If Lloyd E. Cotsen had gotten there a couple of years earlier, Neutrogena's phenomenal corporate success story might never have taken place.
"I was right out of Harvard Business School and I knew you didn't go into the soap business," said Cotsen, who started at the company in 1957 after marrying the founder's daughter.
Then called Natone Products, the firm made lip brushes and other consumer products out of a small Los Angeles plant. A few years before Cotsen's arrival, his father-in-law had committed the company to marketing a transparent soap invented by a Belgian doctor.
Today, Cotsen is president and chief executive of Neutrogena. That seemingly oddball product, coupled with his keen marketing, created one of the most profitable companies in California.

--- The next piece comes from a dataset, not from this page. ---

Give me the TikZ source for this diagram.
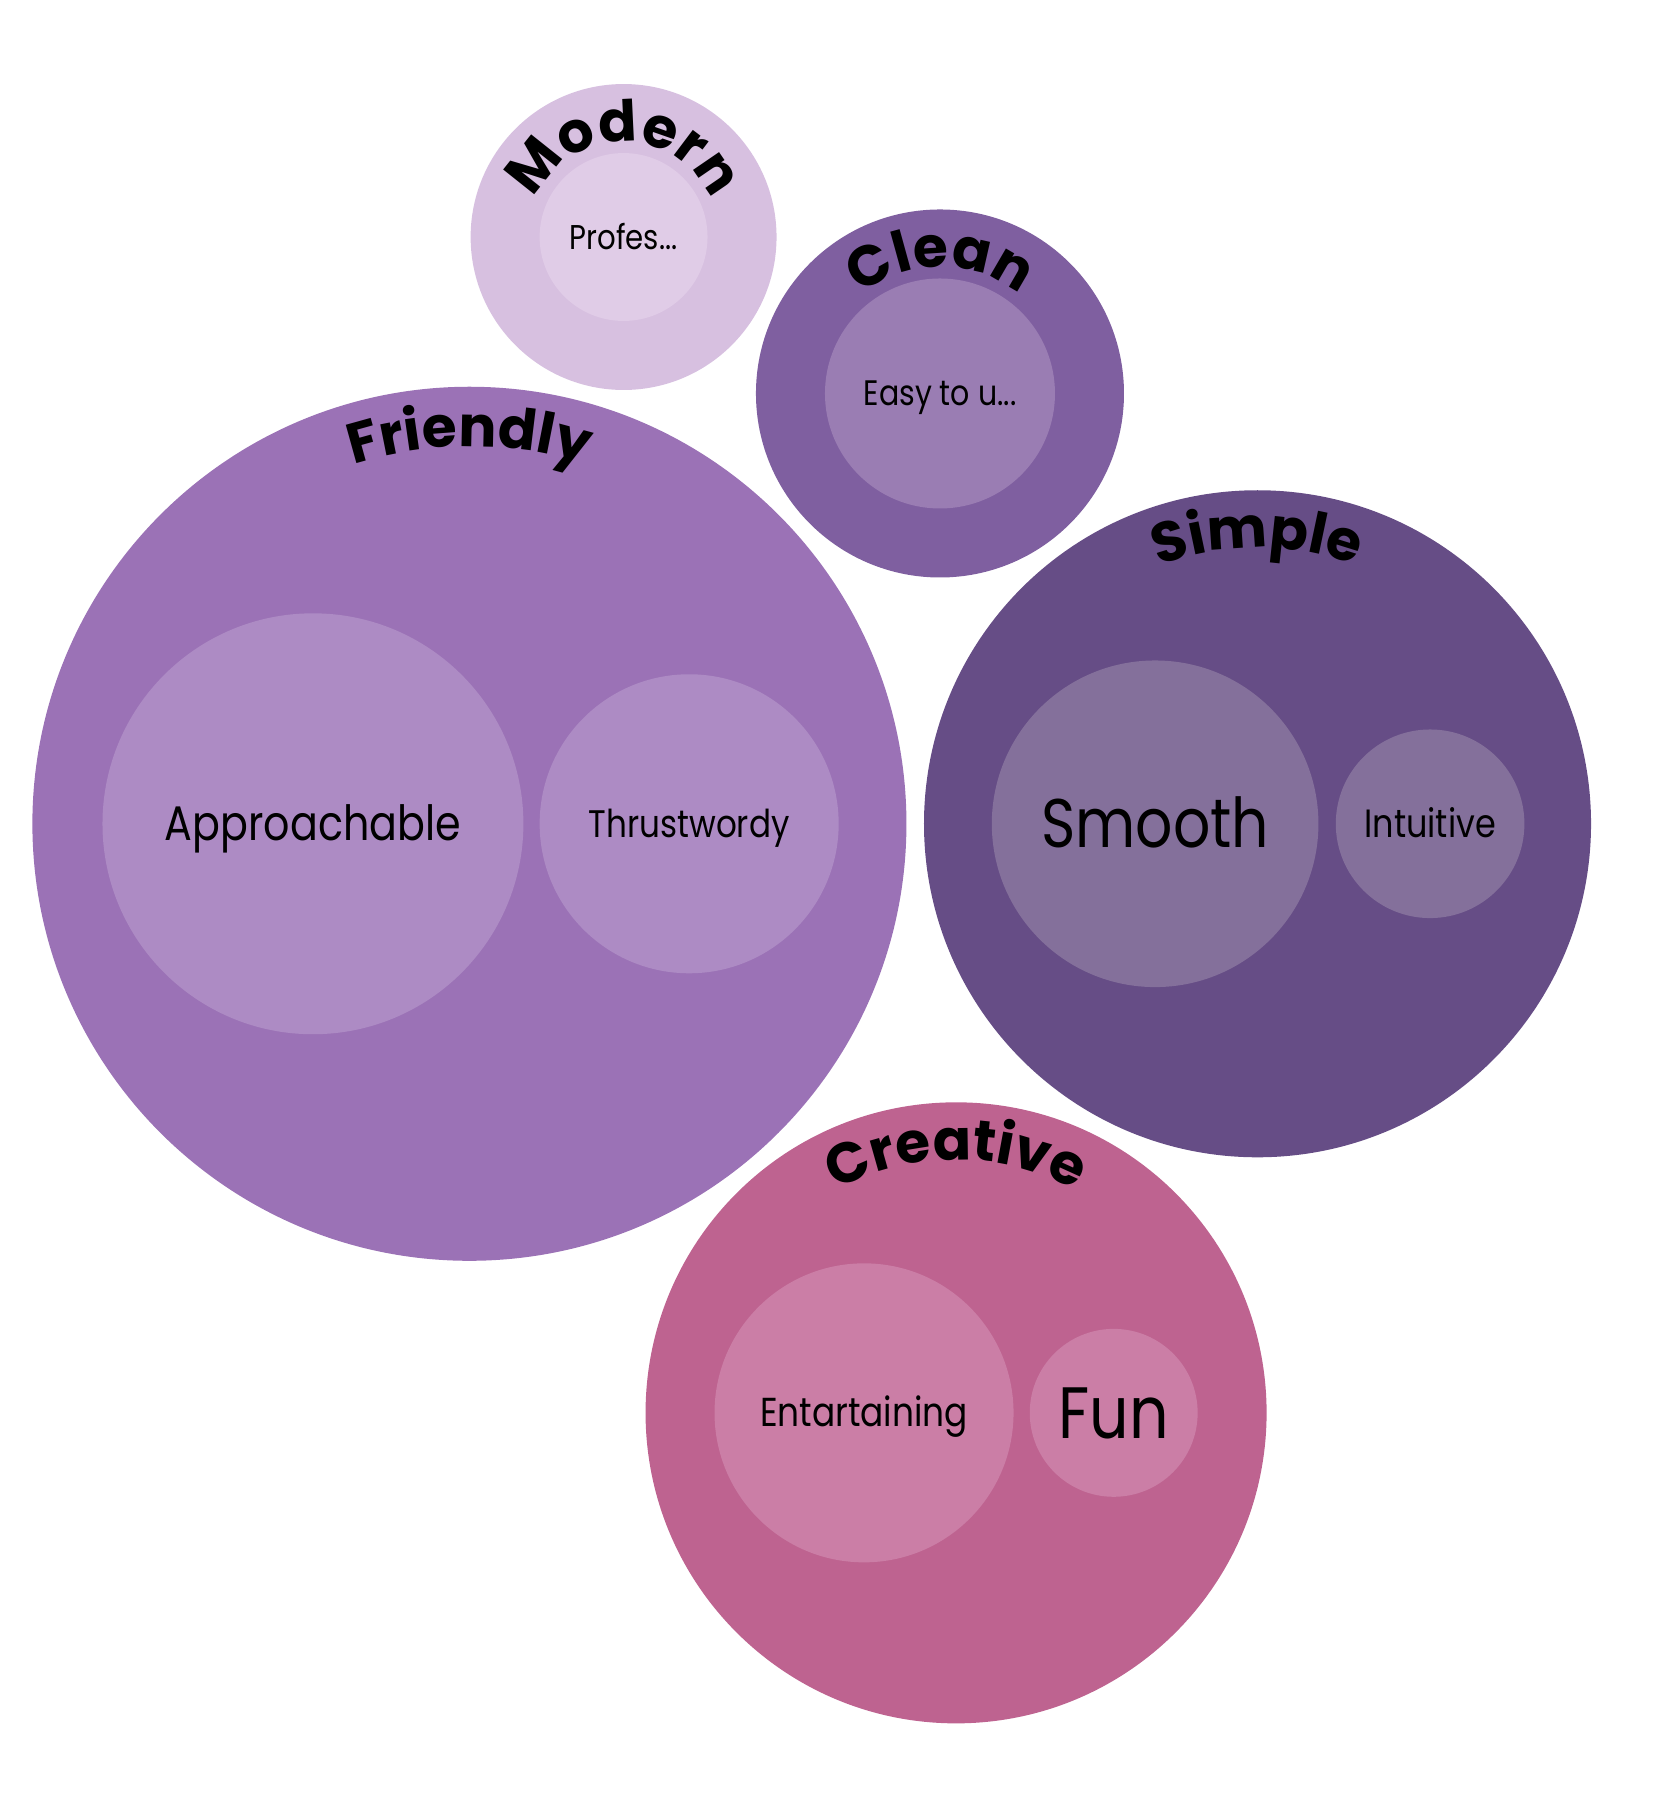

Consider the numbers: Average growth of 28% a year for the past five years; a 93% jump in stock value in the past 15 months; zero corporate debt, and an average return on equity of 41% for the past two years, strong enough for third place on The Times 100 list.
Those figures are usually reserved for high-tech wonders. But Neutrogena doesn't make any product that doesn't belong in the same display case as its premium-priced soap. And its products tend to be cheap to produce, which helps account for the impressive return on equity.
At the heart of the success is the nice-smelling, amber-colored soap that sells for $2 to $3 a bar. Early on, Cotsen hit on the novel notion of using doctors to promote the soap. He handed out free samples, and the doctors passed Neutrogena along to customers. It was an inexpensive innovation with enough built-in credibility to help Neutrogena win almost half of the specialty-soap market, tops in the field.
As soap became the company's biggest seller, Cotsen slowly developed a line of skin-care and shampoo products that played off its quality image.
For instance, when its new shampoo was slow to take off in 1980, the company switched to marketing it as a product that rinsed so well it only had to be used every two weeks to clean out residue from other brands. Sales tripled in 18 months, and last year hair-care products brought in 34% of the company's $135 million in sales, eclipsing soap's 30%.
"For many years, our problem was how to get more business," said Cotsen. "Now the wave is rolling in, and the problem is how do we ride the wave."
It is a problem that most CEOs would love to confront, particularly if they owned 45% of the company, as Cotsen and his managers do.